Where the New Categories Are Not Yet Reliable
Honesty is the whole job, so here are the limits. These categories are excellent for triage and preparation and not yet trustworthy for final calls in medicine, law, or regulation — surface, prepare, and draft, but don't let them decide. Agents also fake outcomes convincingly: ask "did you send the email?" and the answer is "yes" even when nothing was sent, so verify before you depend. Behaviour drifts over weeks in ways you won't notice unless you pin a handful of cases and re-run them; the system that worked in January is subtly wrong by June. And no-UI software fails invisibly — the absence of a screen removes the place where errors used to show up.
There is a single craft principle underneath all four. When the default behaviour of your engine is invention, the discipline of the engineer is to forbid invention in the places that matter. The best systems we build encode this literally. Our economic-modelling tool, Excel, holds one inviolable rule: no number in the model exists without a path to either a quoted sentence in a cited document or an explicit human estimate with a named owner. specs-ai refuses to invent a chemical structure. Kybernetist ships an explicit honesty contract — "No simulated step output. Ever." — and stamps every result with which model actually produced it, so an operator can always see what really ran versus what was meant to run. In 2022 we engineered software to be fast and correct. In 2026 we also engineer it to be honest. It is harder than it sounds. It is also why this work is worth doing.
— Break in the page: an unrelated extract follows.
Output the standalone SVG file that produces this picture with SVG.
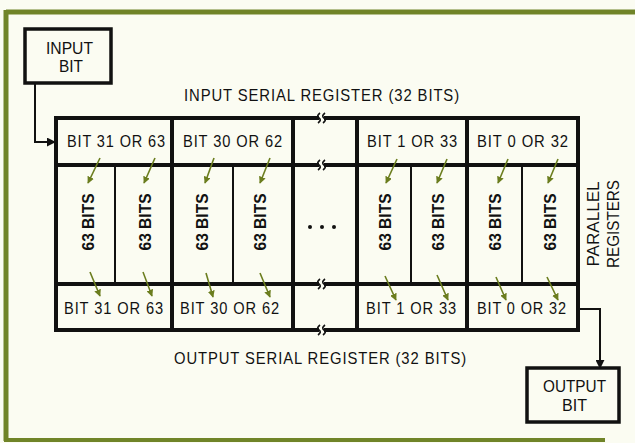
<svg xmlns="http://www.w3.org/2000/svg" width="635" height="443" viewBox="0 0 635 443">
<defs>
<style>
.t{font-family:"Liberation Sans",Arial,sans-serif;font-size:16.5px;fill:#111;}
.b{font-family:"Liberation Sans",Arial,sans-serif;font-size:16px;font-weight:bold;fill:#111;}
.grid{stroke:#111;stroke-width:4;fill:none;stroke-linecap:square;}
.sub{stroke:#111;stroke-width:2;fill:none;}
.brk{stroke:#111;stroke-width:1.6;fill:none;}
.ga{stroke:#6b7d1e;stroke-width:1.6;fill:none;marker-end:url(#gh);}
.conn{stroke:#111;stroke-width:2;fill:none;}
.box{stroke:#111;stroke-width:3.5;fill:#fbfcf2;}
.frame{stroke:#708428;fill:none;}
</style>
<marker id="gh" viewBox="0 0 10 10" refX="9" refY="5" markerWidth="7" markerHeight="7" markerUnits="userSpaceOnUse" orient="auto">
<path d="M0,0 L10,5 L0,10 z" fill="#6b7d1e"/>
</marker>
<marker id="bh" viewBox="0 0 10 10" refX="9" refY="5" markerWidth="9" markerHeight="9" markerUnits="userSpaceOnUse" orient="auto">
<path d="M0,0 L10,5 L0,10 z" fill="#111"/>
</marker>
</defs>
<rect width="635" height="443" fill="#fbfcf2"/>
<g id="frame">
<line class="frame" x1="6" y1="12" x2="635" y2="12" stroke-width="5"/>
<line class="frame" x1="6" y1="10" x2="6" y2="441" stroke-width="5"/>
<line class="frame" x1="4" y1="440" x2="605" y2="440" stroke-width="4"/>
</g>

<g id="register-grid">
<line class="grid" x1="56" y1="118" x2="317" y2="118"/><line class="grid" x1="326" y1="118" x2="578" y2="118"/>
<line class="grid" x1="56" y1="165" x2="317" y2="165"/><line class="grid" x1="326" y1="165" x2="578" y2="165"/>
<line class="grid" x1="56" y1="284" x2="317" y2="284"/><line class="grid" x1="326" y1="284" x2="578" y2="284"/>
<line class="grid" x1="56" y1="330" x2="317" y2="330"/><line class="grid" x1="326" y1="330" x2="578" y2="330"/>
<line class="grid" x1="56" y1="118" x2="56" y2="330"/>
<line class="grid" x1="172" y1="118" x2="172" y2="330"/>
<line class="grid" x1="293" y1="118" x2="293" y2="330"/>
<line class="grid" x1="357" y1="118" x2="357" y2="330"/>
<line class="grid" x1="467" y1="118" x2="467" y2="330"/>
<line class="grid" x1="578" y1="118" x2="578" y2="330"/>
<line class="sub" x1="115" y1="165" x2="115" y2="284"/>
<line class="sub" x1="233" y1="165" x2="233" y2="284"/>
<line class="sub" x1="411" y1="165" x2="411" y2="284"/>
<line class="sub" x1="522" y1="165" x2="522" y2="284"/>
<g id="breaks">
<path class="brk" d="M320,113 q-4,3 -1,5 q3,2 -1,5 M325,113 q-4,3 -1,5 q3,2 -1,5"/>
<path class="brk" d="M320,160 q-4,3 -1,5 q3,2 -1,5 M325,160 q-4,3 -1,5 q3,2 -1,5"/>
<path class="brk" d="M320,279 q-4,3 -1,5 q3,2 -1,5 M325,279 q-4,3 -1,5 q3,2 -1,5"/>
<path class="brk" d="M320,325 q-4,3 -1,5 q3,2 -1,5 M325,325 q-4,3 -1,5 q3,2 -1,5"/>
</g>
<g id="ellipsis" fill="#111">
<circle cx="310" cy="227" r="2"/><circle cx="322" cy="227" r="2"/><circle cx="334" cy="227" r="2"/>
</g>
</g>

<g id="input-bit">
<rect class="box" x="25" y="29" width="86" height="54"/>
<text class="t" x="46" y="54" textLength="47" lengthAdjust="spacingAndGlyphs">INPUT</text>
<text class="t" x="59" y="72" textLength="24" lengthAdjust="spacingAndGlyphs">BIT</text>
</g>

<g id="output-bit">
<rect class="box" x="527" y="368" width="92" height="54"/>
<text class="t" x="543" y="392" textLength="63" lengthAdjust="spacingAndGlyphs">OUTPUT</text>
<text class="t" x="562" y="411" textLength="25" lengthAdjust="spacingAndGlyphs">BIT</text>
</g>

<g id="labels">
<text class="t" x="184" y="101" textLength="276" lengthAdjust="spacingAndGlyphs" letter-spacing="1">INPUT SERIAL REGISTER (32 BITS)</text>
<text class="t" x="174" y="364" textLength="293" lengthAdjust="spacingAndGlyphs" letter-spacing="1">OUTPUT SERIAL REGISTER (32 BITS)</text>
<text class="t" transform="translate(599,224) rotate(-90)" text-anchor="middle" textLength="85" lengthAdjust="spacingAndGlyphs">PARALLEL</text>
<text class="t" transform="translate(619,224) rotate(-90)" text-anchor="middle" textLength="88" lengthAdjust="spacingAndGlyphs">REGISTERS</text>
</g>

<g id="input-register">
<text class="t" x="67" y="147" textLength="99" lengthAdjust="spacingAndGlyphs" letter-spacing="1">BIT 31 OR 63</text>
<text class="t" x="183" y="147" textLength="100" lengthAdjust="spacingAndGlyphs" letter-spacing="1">BIT 30 OR 62</text>
<text class="t" x="367" y="147" textLength="91" lengthAdjust="spacingAndGlyphs" letter-spacing="1">BIT 1 OR 33</text>
<text class="t" x="477" y="147" textLength="92" lengthAdjust="spacingAndGlyphs" letter-spacing="1">BIT 0 OR 32</text>
</g>

<g id="output-register">
<text class="t" x="64" y="314" textLength="100" lengthAdjust="spacingAndGlyphs" letter-spacing="1">BIT 31 OR 63</text>
<text class="t" x="180" y="314" textLength="100" lengthAdjust="spacingAndGlyphs" letter-spacing="1">BIT 30 OR 62</text>
<text class="t" x="366" y="314" textLength="91" lengthAdjust="spacingAndGlyphs" letter-spacing="1">BIT 1 OR 33</text>
<text class="t" x="477" y="314" textLength="90" lengthAdjust="spacingAndGlyphs" letter-spacing="1">BIT 0 OR 32</text>
</g>

<g id="parallel-registers">
<text class="b" transform="translate(94,222) rotate(-90)" text-anchor="middle" textLength="57" lengthAdjust="spacingAndGlyphs">63 BITS</text>
<text class="b" transform="translate(151,222) rotate(-90)" text-anchor="middle" textLength="57" lengthAdjust="spacingAndGlyphs">63 BITS</text>
<text class="b" transform="translate(208,222) rotate(-90)" text-anchor="middle" textLength="57" lengthAdjust="spacingAndGlyphs">63 BITS</text>
<text class="b" transform="translate(266,222) rotate(-90)" text-anchor="middle" textLength="57" lengthAdjust="spacingAndGlyphs">63 BITS</text>
<text class="b" transform="translate(391,222) rotate(-90)" text-anchor="middle" textLength="57" lengthAdjust="spacingAndGlyphs">63 BITS</text>
<text class="b" transform="translate(444,222) rotate(-90)" text-anchor="middle" textLength="57" lengthAdjust="spacingAndGlyphs">63 BITS</text>
<text class="b" transform="translate(501,222) rotate(-90)" text-anchor="middle" textLength="57" lengthAdjust="spacingAndGlyphs">63 BITS</text>
<text class="b" transform="translate(556,222) rotate(-90)" text-anchor="middle" textLength="57" lengthAdjust="spacingAndGlyphs">63 BITS</text>
</g>

<g id="connectors">
<polyline class="conn" points="35,83 35,142 55,142" marker-end="url(#bh)"/>
<polyline class="conn" points="579,309 600,309 600,368" marker-end="url(#bh)"/>
<g id="load-arrows">
<line class="ga" x1="100" y1="158" x2="88" y2="183"/>
<line class="ga" x1="155" y1="158" x2="144" y2="183"/>
<line class="ga" x1="214" y1="158" x2="205" y2="183"/>
<line class="ga" x1="270" y1="158" x2="260" y2="183"/>
<line class="ga" x1="397" y1="159" x2="386" y2="183"/>
<line class="ga" x1="447" y1="159" x2="437" y2="183"/>
<line class="ga" x1="508" y1="159" x2="498" y2="183"/>
<line class="ga" x1="558" y1="159" x2="548" y2="183"/>
</g>
<g id="unload-arrows">
<line class="ga" x1="90" y1="272" x2="100" y2="296"/>
<line class="ga" x1="143" y1="272" x2="152" y2="296"/>
<line class="ga" x1="206" y1="273" x2="213" y2="297"/>
<line class="ga" x1="260" y1="273" x2="270" y2="297"/>
<line class="ga" x1="385" y1="276" x2="396" y2="300"/>
<line class="ga" x1="437" y1="275" x2="448" y2="300"/>
<line class="ga" x1="496" y1="277" x2="506" y2="300"/>
<line class="ga" x1="547" y1="277" x2="558" y2="300"/>
</g>
</g>
</svg>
The New Question — and the Opportunity in It
The old question was "How do I build my current software faster?" The new question is "What kind of software does my problem actually call for now — and which of these nine kinds is it?"
This is the opportunity, and it is unusually accessible. You are almost certainly sitting on at least one workflow that quietly belongs in one of these categories — thirty judgment-heavy minutes you repeat every week, or a task spread across five tools that don't talk to each other. You can build the first version in an afternoon: pick the workflow, write the prompt as if it were the spec, skip the UI, bake in the honesty contract, and ship it to a single user — yourself — for a week. Then decide to keep it, fork it, or throw it away. Disposable is a perfectly good outcome.
If software's identity has changed this completely, the team that ships it has to change too. The old studio meant fifteen to thirty people, nine to eighteen months, and a million dollars to reach version one. Our agent-first model is one to three people plus dozens of agents, one to three weeks, and an order of magnitude less capital — which is how a single studio ships five to ten ventures a year instead of one. That isn't aspirational; it's a description of our last twelve months. Studios that bolt agents onto the old process will lose to studios designed around agents from day zero.
Software stopped being a recipe and became an actor. The categories that exist now did not exist two years ago. The people who notice first will build the next decade.